The majority do not know that it can be better. Also, this is for developers. According to some study, opening the app digital app markets can let the market grow to 110 billion euros (can't give you the source). That is why it is a priority for the EU. When there is competition, the customer benefits. Imagine they had not reined in MS earlier? We would still be using IE as our browser. People would not have known enough to complain.
 
The majority do not know that it can be better. Also, this is for developers. According to some study, opening the app digital app markets can let the market grow to 110 billion euros (can't give you the source). That is why it is a priority for the EU. When there is competition, the customer benefits. Imagine they had not reined in MS earlier? We would still be using IE as our browser. People would not have known enough to complain.
The first thing any sensible user downloaded with IE was Chrome or Firefox. Share grew quickly.
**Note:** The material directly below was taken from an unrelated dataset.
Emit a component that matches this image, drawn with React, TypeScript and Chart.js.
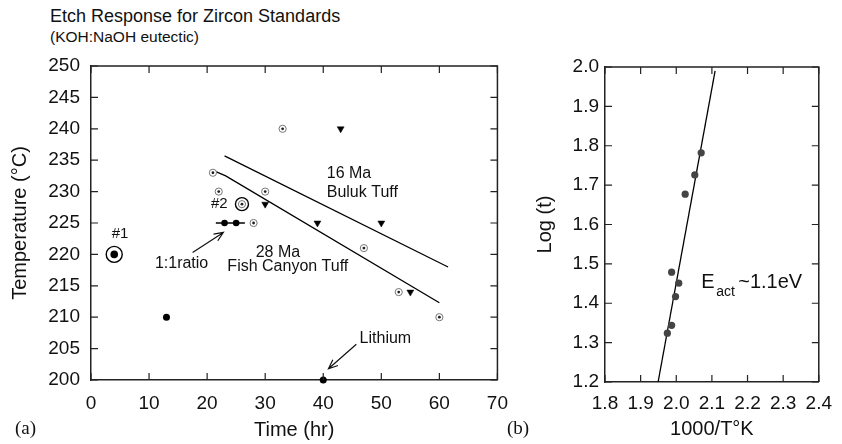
import React, { useEffect, useRef } from 'react';
import { Chart, registerables } from 'chart.js';
Chart.register(...registerables);

const FONT = '"Liberation Sans", Arial, Helvetica, sans-serif';
const INK = '#111';

// ---------- Panel (a): Etch response ----------
const xTicksA = [0, 10, 20, 30, 40, 50, 60, 70];
const yTicksA = [200, 205, 210, 215, 220, 225, 230, 235, 240, 245, 250];
// small bullseye markers
const bullX = [33, 21, 22, 30, 26, 28, 47, 53, 60];
const bullY = [240, 233, 230, 230, 228, 225, 221, 214, 210];
// downward triangles
const triX = [43, 30, 39, 50, 55];
const triY = [240, 228, 225, 225, 214];
// filled dots
const dotX = [4, 13, 40, 23, 25];
const dotY = [220, 210, 200, 225, 225];
// large rings (#1, #2)
const ringX = [4, 26];
const ringY = [220, 228];
// 1:1 ratio horizontal bar
const barX = [21.5, 26.5];
const barY = [225, 225];
// trend lines
const line16X = [23, 61.5];
const line16Y = [235.7, 218];
const line28X = [21.2, 23.2, 60];
const line28Y = [233.3, 232.5, 212.3];

// ---------- Panel (b): Arrhenius ----------
const xTicksB = [1.8, 1.9, 2.0, 2.1, 2.2, 2.3, 2.4];
const yTicksB = [1.2, 1.3, 1.4, 1.5, 1.6, 1.7, 1.8, 1.9, 2.0];
const invT = [2.07, 2.052, 2.025, 1.987, 2.007, 1.998, 1.987, 1.975];
const logT = [1.782, 1.726, 1.677, 1.479, 1.451, 1.417, 1.344, 1.324];
const fitX = [1.949, 2.109];
const fitY = [1.2, 1.99];

const pts = (xs: number[], ys: number[]) => xs.map((x, i) => ({ x, y: ys[i] }));

function frameTicks(chart: any, xt: number[], yt: number[]) {
  const { ctx, chartArea: a, scales } = chart;
  ctx.save();
  ctx.strokeStyle = '#222';
  ctx.lineWidth = 1.5;
  ctx.beginPath();
  ctx.moveTo(a.left, a.top);
  ctx.lineTo(a.right, a.top);
  ctx.lineTo(a.right, a.bottom);
  ctx.stroke();
  ctx.lineWidth = 1.2;
  ctx.beginPath();
  xt.forEach((v) => {
    const px = scales.x.getPixelForValue(v);
    ctx.moveTo(px, a.bottom);
    ctx.lineTo(px, a.bottom - 7);
    ctx.moveTo(px, a.top);
    ctx.lineTo(px, a.top + 7);
  });
  yt.forEach((v) => {
    const py = scales.y.getPixelForValue(v);
    ctx.moveTo(a.left, py);
    ctx.lineTo(a.left + 7, py);
    ctx.moveTo(a.right, py);
    ctx.lineTo(a.right - 7, py);
  });
  ctx.stroke();
  ctx.restore();
}

function arrow(ctx: CanvasRenderingContext2D, x1: number, y1: number, x2: number, y2: number) {
  const ang = Math.atan2(y2 - y1, x2 - x1);
  const L = 10;
  ctx.beginPath();
  ctx.moveTo(x1, y1);
  ctx.lineTo(x2, y2);
  ctx.moveTo(x2 - L * Math.cos(ang - 0.4), y2 - L * Math.sin(ang - 0.4));
  ctx.lineTo(x2, y2);
  ctx.lineTo(x2 - L * Math.cos(ang + 0.4), y2 - L * Math.sin(ang + 0.4));
  ctx.stroke();
}

const annotA = {
  id: 'annotA',
  afterDraw(chart: any) {
    frameTicks(chart, xTicksA, yTicksA);
    const { ctx, scales } = chart;
    const X = (v: number) => scales.x.getPixelForValue(v);
    const Y = (v: number) => scales.y.getPixelForValue(v);
    ctx.save();
    ctx.fillStyle = INK;
    ctx.textBaseline = 'middle';
    ctx.font = `15px ${FONT}`;
    ctx.textAlign = 'center';
    ctx.fillText('#1', X(5), Y(223.2));
    ctx.fillText('#2', X(22.1), Y(228.1));
    ctx.font = `16px ${FONT}`;
    ctx.fillText('1:1ratio', X(15.6), Y(218.6));
    ctx.fillText('28 Ma', X(32.2), Y(220.3));
    ctx.fillText('Fish Canyon Tuff', X(33.9), Y(218.1));
    ctx.fillText('Lithium', X(50.7), Y(206.6));
    ctx.textAlign = 'left';
    ctx.fillText('16 Ma', X(40.6), Y(232.8));
    ctx.fillText('Buluk Tuff', X(40.6), Y(229.9));
    ctx.strokeStyle = INK;
    ctx.lineWidth = 1.2;
    arrow(ctx, X(17.5), Y(220.3), X(22.8), Y(223.5));
    arrow(ctx, X(45.7), Y(205.7), X(40.9), Y(201.8));
    ctx.restore();
  },
};

const annotB = {
  id: 'annotB',
  afterDraw(chart: any) {
    frameTicks(chart, xTicksB, yTicksB);
    const { ctx, scales } = chart;
    const px = scales.x.getPixelForValue(2.07);
    const py = scales.y.getPixelForValue(1.452);
    ctx.save();
    ctx.fillStyle = INK;
    ctx.textBaseline = 'middle';
    ctx.textAlign = 'left';
    ctx.font = `20px ${FONT}`;
    ctx.fillText('E', px, py);
    ctx.font = `14px ${FONT}`;
    ctx.fillText('act', px + 15, py + 9);
    ctx.font = `20px ${FONT}`;
    ctx.fillText('~1.1eV', px + 37, py);
    ctx.restore();
  },
};

function axisOpts(
  min: number,
  max: number,
  ticks: number[],
  title: string,
  pad: number,
  fit: (s: any) => void,
  titlePad: any,
  decimals: number
) {
  return {
    type: 'linear' as const,
    min,
    max,
    afterBuildTicks: (s: any) => {
      s.ticks = ticks.map((v) => ({ value: v }));
    },
    afterFit: fit,
    grid: { display: false, drawTicks: false },
    border: { display: true, color: '#222', width: 1.5 },
    ticks: {
      padding: pad,
      autoSkip: false,
      maxRotation: 0,
      color: INK,
      font: { family: FONT, size: 19 },
      callback: (v: any) => Number(v).toFixed(decimals),
    },
    title: {
      display: true,
      text: title,
      color: INK,
      font: { family: FONT, size: 20 },
      padding: titlePad,
    },
  };
}

export default function App() {
  const refA = useRef<HTMLCanvasElement>(null);
  const refB = useRef<HTMLCanvasElement>(null);

  useEffect(() => {
    const chartA = new Chart(refA.current!, {
      type: 'scatter',
      data: {
        datasets: [
          {
            data: pts(dotX, dotY),
            pointStyle: 'circle',
            pointRadius: [3.8, 3.5, 3.5, 3.3, 3.3],
            backgroundColor: '#000',
            borderWidth: 0,
            clip: false,
          },
          {
            data: pts(bullX, bullY),
            pointStyle: 'circle',
            pointRadius: 1.4,
            backgroundColor: '#222',
            borderWidth: 0,
            clip: false,
          },
          {
            data: pts(bullX, bullY),
            pointStyle: 'circle',
            pointRadius: 3.6,
            backgroundColor: '#fff',
            borderColor: '#777',
            borderWidth: 1,
            clip: false,
          },
          {
            data: pts(ringX, ringY),
            pointStyle: 'circle',
            pointRadius: [8, 6.5],
            backgroundColor: '#fff',
            borderColor: '#000',
            borderWidth: 1.4,
            clip: false,
          },
          {
            data: pts(triX, triY),
            pointStyle: 'triangle',
            rotation: 180,
            pointRadius: 4,
            backgroundColor: '#000',
            borderColor: '#000',
            borderWidth: 0.5,
            clip: false,
          },
          {
            data: pts(barX, barY),
            showLine: true,
            pointRadius: 0,
            borderColor: '#000',
            borderWidth: 1.4,
          },
          {
            data: pts(line16X, line16Y),
            showLine: true,
            pointRadius: 0,
            borderColor: '#000',
            borderWidth: 1.3,
          },
          {
            data: pts(line28X, line28Y),
            showLine: true,
            pointRadius: 0,
            borderColor: '#000',
            borderWidth: 1.3,
          },
        ],
      },
      options: {
        responsive: false,
        animation: false,
        events: [],
        layout: { padding: { top: 66, right: 20, left: 0, bottom: 0 } },
        plugins: { legend: { display: false }, tooltip: { enabled: false } },
        scales: {
          x: axisOpts(0, 70, xTicksA, 'Time (hr)', 12, (s: any) => { s.height = 64; }, { top: 0, bottom: 2 }, 0),
          y: axisOpts(200, 250, yTicksA, 'Temperature (°C)', 11, (s: any) => { s.width = 91; }, { top: 8, bottom: 0 }, 0),
        },
      },
      plugins: [annotA],
    } as any);

    const chartB = new Chart(refB.current!, {
      type: 'scatter',
      data: {
        datasets: [
          {
            data: pts(invT, logT),
            pointStyle: 'circle',
            pointRadius: 3.6,
            backgroundColor: '#444',
            borderWidth: 0,
            clip: false,
          },
          {
            data: pts(fitX, fitY),
            showLine: true,
            pointRadius: 0,
            borderColor: '#000',
            borderWidth: 1.3,
          },
        ],
      },
      options: {
        responsive: false,
        animation: false,
        events: [],
        layout: { padding: { top: 67, right: 15, left: 0, bottom: 0 } },
        plugins: { legend: { display: false }, tooltip: { enabled: false } },
        scales: {
          x: axisOpts(1.8, 2.4, xTicksB, '1000/T°K', 10, (s: any) => { s.height = 62; }, { top: 0, bottom: 3 }, 1),
          y: axisOpts(1.2, 2.0, yTicksB, 'Log (t)', 6, (s: any) => { s.width = 85; }, { top: 13, bottom: 0 }, 1),
        },
      },
      plugins: [annotB],
    } as any);

    return () => {
      chartA.destroy();
      chartB.destroy();
    };
  }, []);

  return (
    <div style={{ position: 'absolute', left: 0, top: 0, width: 842, height: 444, background: '#fff', overflow: 'hidden' }}>
      <div style={{ position: 'absolute', left: 50, top: 7, font: `18px ${FONT}`, lineHeight: '18px', color: INK, whiteSpace: 'nowrap' }}>
        Etch Response for Zircon Standards
      </div>
      <div style={{ position: 'absolute', left: 50, top: 28.5, font: `15.5px ${FONT}`, lineHeight: '15px', color: INK, whiteSpace: 'nowrap' }}>
        (KOH:NaOH eutectic)
      </div>
      <canvas ref={refA} width={520} height={444} style={{ position: 'absolute', left: 0, top: 0, width: 520, height: 444 }} />
      <canvas ref={refB} width={322} height={444} style={{ position: 'absolute', left: 520, top: 0, width: 322, height: 444 }} />
      <div style={{ position: 'absolute', left: 15, top: 418, font: `19px "Liberation Serif", "Times New Roman", serif`, lineHeight: '19px', color: INK }}>
        (a)
      </div>
      <div style={{ position: 'absolute', left: 507, top: 418, font: `19px "Liberation Serif", "Times New Roman", serif`, lineHeight: '19px', color: INK }}>
        (b)
      </div>
    </div>
  );
}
Your unnamed source seems more intent on siphoning 110B from Apple than improving customer experience. Sounds widely inflated amount too. Most apps people who want an alt store are going to be free or pirated games ROMs. No money there.

And let’s not forget that essential vaping app mentioned ;)
 
The first thing any sensible user downloaded with IE was Chrome or Firefox. Share grew quickly.

Your unnamed source seems more intent on siphoning 110B from Apple than improving customer experience. Sounds widely inflated amount too. Most apps people who want an alt store are going to be free or pirated games ROMs. No money there.

And let’s not forget that essential vaping app mentioned ;)
Well, they would have had to keep IE their default browser if MS had been allowed to have its way. You see the benefits now of government regulation?